>> Begin Extracted records
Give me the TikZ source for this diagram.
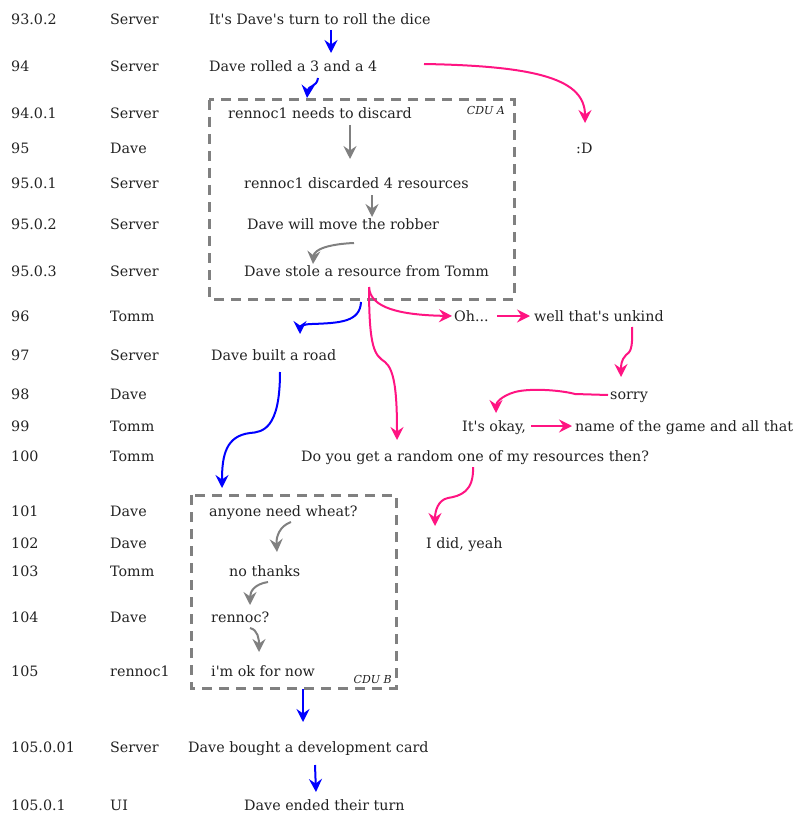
>> End Extracted records
>> Begin Extracted records
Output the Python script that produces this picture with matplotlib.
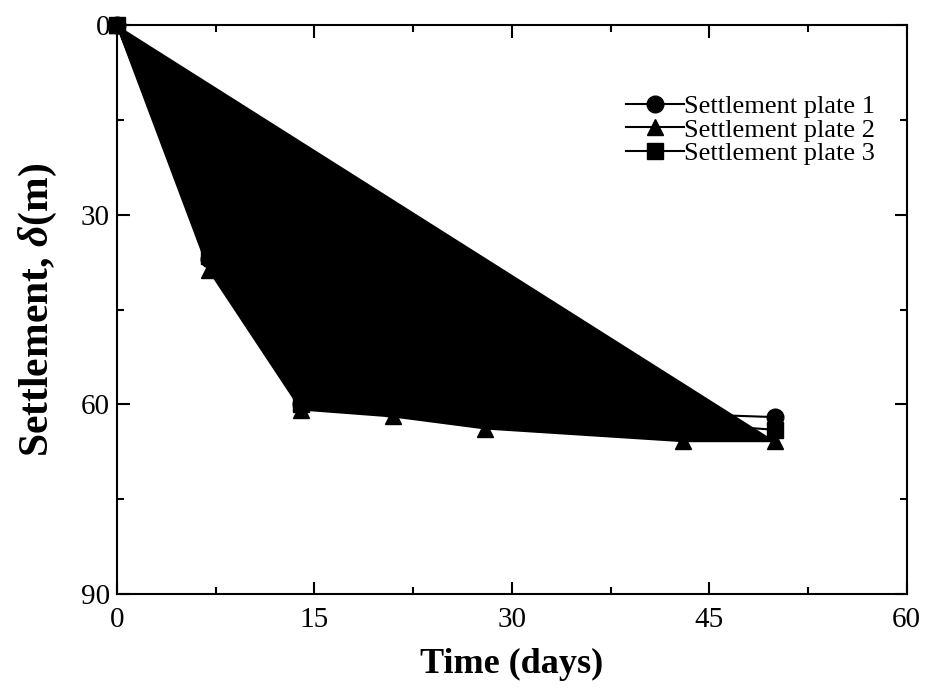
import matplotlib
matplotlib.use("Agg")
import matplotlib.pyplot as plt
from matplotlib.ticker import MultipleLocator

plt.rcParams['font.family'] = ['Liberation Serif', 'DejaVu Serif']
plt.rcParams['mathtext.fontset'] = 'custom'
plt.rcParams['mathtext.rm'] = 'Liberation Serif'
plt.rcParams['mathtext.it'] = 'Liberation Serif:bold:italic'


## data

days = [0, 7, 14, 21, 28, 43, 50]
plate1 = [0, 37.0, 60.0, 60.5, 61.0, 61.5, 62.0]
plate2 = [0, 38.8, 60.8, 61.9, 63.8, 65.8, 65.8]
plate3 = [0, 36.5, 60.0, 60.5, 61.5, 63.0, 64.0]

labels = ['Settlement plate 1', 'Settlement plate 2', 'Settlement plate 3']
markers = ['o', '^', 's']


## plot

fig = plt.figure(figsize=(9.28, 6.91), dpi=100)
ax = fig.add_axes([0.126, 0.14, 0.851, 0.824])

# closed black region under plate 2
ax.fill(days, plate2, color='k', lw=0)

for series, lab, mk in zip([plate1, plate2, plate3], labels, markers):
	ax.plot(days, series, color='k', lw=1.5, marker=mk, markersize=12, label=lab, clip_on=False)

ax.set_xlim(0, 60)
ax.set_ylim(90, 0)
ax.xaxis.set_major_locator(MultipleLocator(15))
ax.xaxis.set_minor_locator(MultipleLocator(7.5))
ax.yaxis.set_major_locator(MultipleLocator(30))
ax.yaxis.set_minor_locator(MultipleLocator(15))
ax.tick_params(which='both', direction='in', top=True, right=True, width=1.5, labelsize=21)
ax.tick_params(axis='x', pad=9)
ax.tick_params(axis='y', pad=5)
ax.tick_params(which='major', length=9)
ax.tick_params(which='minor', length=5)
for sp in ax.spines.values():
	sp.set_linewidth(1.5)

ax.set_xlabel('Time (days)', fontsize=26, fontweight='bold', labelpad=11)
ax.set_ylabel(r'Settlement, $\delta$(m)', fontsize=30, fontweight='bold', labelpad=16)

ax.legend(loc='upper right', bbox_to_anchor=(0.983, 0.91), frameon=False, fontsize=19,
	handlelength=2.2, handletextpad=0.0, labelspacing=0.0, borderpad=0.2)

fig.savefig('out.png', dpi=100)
>> End Extracted records
>> Begin Extracted records
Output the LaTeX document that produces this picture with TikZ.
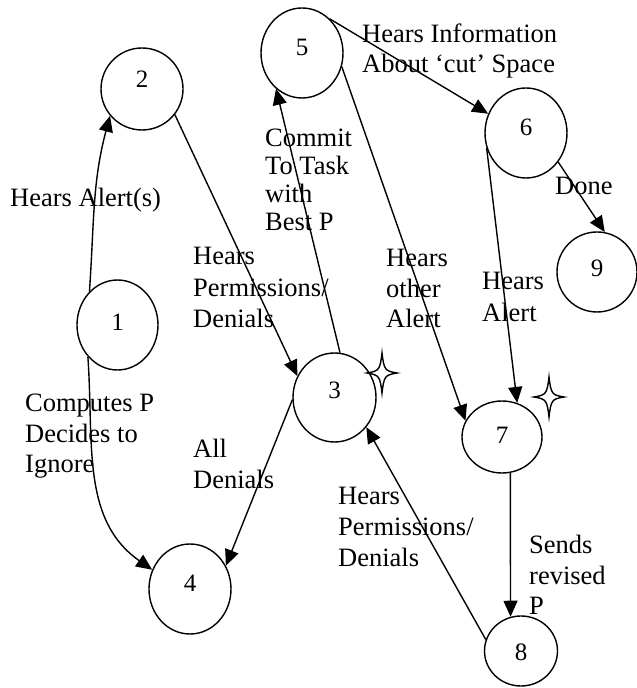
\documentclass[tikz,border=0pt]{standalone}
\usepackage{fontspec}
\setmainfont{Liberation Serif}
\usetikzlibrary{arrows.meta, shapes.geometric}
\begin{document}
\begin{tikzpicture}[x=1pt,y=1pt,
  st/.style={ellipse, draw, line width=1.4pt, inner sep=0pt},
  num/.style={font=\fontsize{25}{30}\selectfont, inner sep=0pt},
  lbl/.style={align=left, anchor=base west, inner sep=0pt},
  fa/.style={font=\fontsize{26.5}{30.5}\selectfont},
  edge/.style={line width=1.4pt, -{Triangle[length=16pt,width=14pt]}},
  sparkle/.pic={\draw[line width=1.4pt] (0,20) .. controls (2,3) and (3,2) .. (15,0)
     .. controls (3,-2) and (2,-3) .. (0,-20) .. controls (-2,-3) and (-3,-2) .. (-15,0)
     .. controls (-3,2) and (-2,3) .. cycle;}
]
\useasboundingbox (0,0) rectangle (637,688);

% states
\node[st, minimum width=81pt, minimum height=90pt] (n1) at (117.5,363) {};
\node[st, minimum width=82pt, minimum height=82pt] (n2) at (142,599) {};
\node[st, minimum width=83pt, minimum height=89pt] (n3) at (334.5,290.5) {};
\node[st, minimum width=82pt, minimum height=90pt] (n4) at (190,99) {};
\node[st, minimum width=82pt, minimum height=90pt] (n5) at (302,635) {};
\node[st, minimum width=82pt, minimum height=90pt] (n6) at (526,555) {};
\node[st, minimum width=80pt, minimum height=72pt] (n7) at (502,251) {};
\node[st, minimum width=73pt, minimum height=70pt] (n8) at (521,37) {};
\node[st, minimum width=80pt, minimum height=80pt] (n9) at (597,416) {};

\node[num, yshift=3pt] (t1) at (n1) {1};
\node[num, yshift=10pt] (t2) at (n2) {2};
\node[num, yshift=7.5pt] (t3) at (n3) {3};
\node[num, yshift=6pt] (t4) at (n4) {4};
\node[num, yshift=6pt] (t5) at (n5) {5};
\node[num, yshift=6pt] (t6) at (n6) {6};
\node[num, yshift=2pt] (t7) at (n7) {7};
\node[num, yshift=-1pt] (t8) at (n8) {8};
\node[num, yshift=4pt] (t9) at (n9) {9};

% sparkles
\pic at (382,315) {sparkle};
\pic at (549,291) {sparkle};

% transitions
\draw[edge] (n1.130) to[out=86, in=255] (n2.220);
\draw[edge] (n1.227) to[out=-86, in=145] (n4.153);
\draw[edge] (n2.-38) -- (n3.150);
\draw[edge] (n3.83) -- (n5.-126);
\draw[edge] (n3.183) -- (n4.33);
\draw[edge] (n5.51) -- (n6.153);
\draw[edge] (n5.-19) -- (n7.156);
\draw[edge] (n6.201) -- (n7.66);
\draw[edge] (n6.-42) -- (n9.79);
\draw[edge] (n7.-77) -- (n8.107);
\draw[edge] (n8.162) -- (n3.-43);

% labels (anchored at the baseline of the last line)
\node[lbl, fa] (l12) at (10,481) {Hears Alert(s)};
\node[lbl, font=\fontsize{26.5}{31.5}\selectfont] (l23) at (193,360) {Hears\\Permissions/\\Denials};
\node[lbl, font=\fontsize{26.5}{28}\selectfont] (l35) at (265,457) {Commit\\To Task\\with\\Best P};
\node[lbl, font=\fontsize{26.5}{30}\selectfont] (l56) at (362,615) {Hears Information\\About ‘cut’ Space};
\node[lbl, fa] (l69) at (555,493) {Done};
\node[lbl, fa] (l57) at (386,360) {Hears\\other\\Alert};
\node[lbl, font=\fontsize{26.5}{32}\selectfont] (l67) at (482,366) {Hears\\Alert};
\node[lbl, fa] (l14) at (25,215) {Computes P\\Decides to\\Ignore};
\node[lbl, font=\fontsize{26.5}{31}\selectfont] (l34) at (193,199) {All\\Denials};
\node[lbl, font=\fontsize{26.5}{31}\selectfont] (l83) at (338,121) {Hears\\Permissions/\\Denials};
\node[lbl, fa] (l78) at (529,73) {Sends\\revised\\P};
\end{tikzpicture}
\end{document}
>> End Extracted records
Report how many lines above hold the string "this", giving nothing but the number.

▶ Expected output
3